President Carter yesterday asked Congress to create an "Agency for Consumer Advocacy," within hours in a closely coordinated display of enthusiasm, bills were introduced in the House and the Senate to do just that.

In a special message to Congress, Carter endorsed a package for four consumer proposals, including essentially the same Consumer Protection Agency which Congress passed in 1975 but never sent to the White House because of a promised veto by then-President Ford.

Yesterday's actions mean consumer groups stand a good chance of getting an agency they've lobbied for eight years. The new bills are almost identical to the 1975 versions. Senate aides rate their chance of passage by both houses as excellent.
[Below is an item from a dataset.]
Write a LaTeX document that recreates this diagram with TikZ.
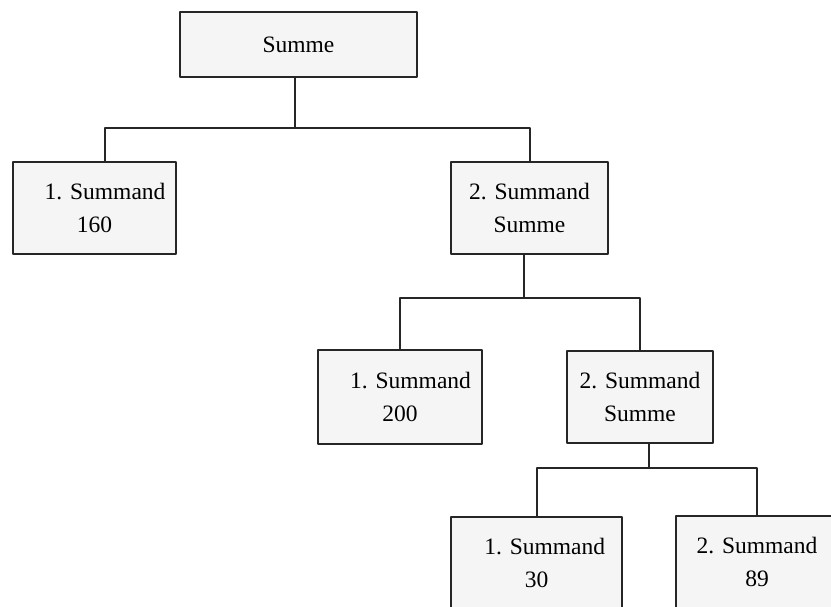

Presidential aide Simon Lazarus said the President's proposals are "substantially or completely met by provisions which appear in one or the other of those bills."

Both congressional bills would appropriate $15 million for an agency charged with advocating the views of consumers before other federal agencies.

It could, for example, urge the Federal Communications Commission to set telephone rates that benefit consumers, take a position on whether the Food and Drug Administration should ban saccharin, and advise the State Department and the White House about such actions as coffee agreements or shoe tariffs that might help hold prices down, or lobby for or against grain sales to foreign countries.

It could also take another agency to court if it thought a given decision ignored consumer views. Whether it would do those things or not would depend largely on whom Carter appointed to head the agency.

White House consumer affairs adviser Esther Peterson said the agancy would listen to consumers, but would make its own decisions about what actions to take.

An aide to Rep. Benjamin Rosenthal (D-N.Y.) author of the House bill, said it contains an exclusion preventing the consumer agency from intervening in Agriculture Department decisions on farm subsidies. The Senate bill, an aide said, contains no agricultural exclusions.

Carter's message also urged Congress to pass legislation giving citizens more of a right to sue the government, more chances to file class actions suits, and more help in making their views known to federal agencies and in court suits.

"As the federal government has grown, individual citizens have found it harder to learn how and where and when to go to influence the many government decisions which make a difference in their lives," the President said in his message.

"These measures - and the others which members of my administration will discuss in the months ahead - will enhance the consumer's influence within the government without creating another unwiedly bureaucracy," he said.

Peterson said the Office of Managament and Budget would decide what specific consumer-oriented activities now being performed by various agencies would be transferred into the new agency

Rosenthal told a news conference it may be necessary to keep some of the consumer coordinator offices that President Ford set up in 17 agencies as an alternative to an independent Consumer Protection Agency.

Joan Braden, whom Ford named consumer coordinator at the State Department, said yesterday she thinks both an independent agency and the consumer coordinators are necessary.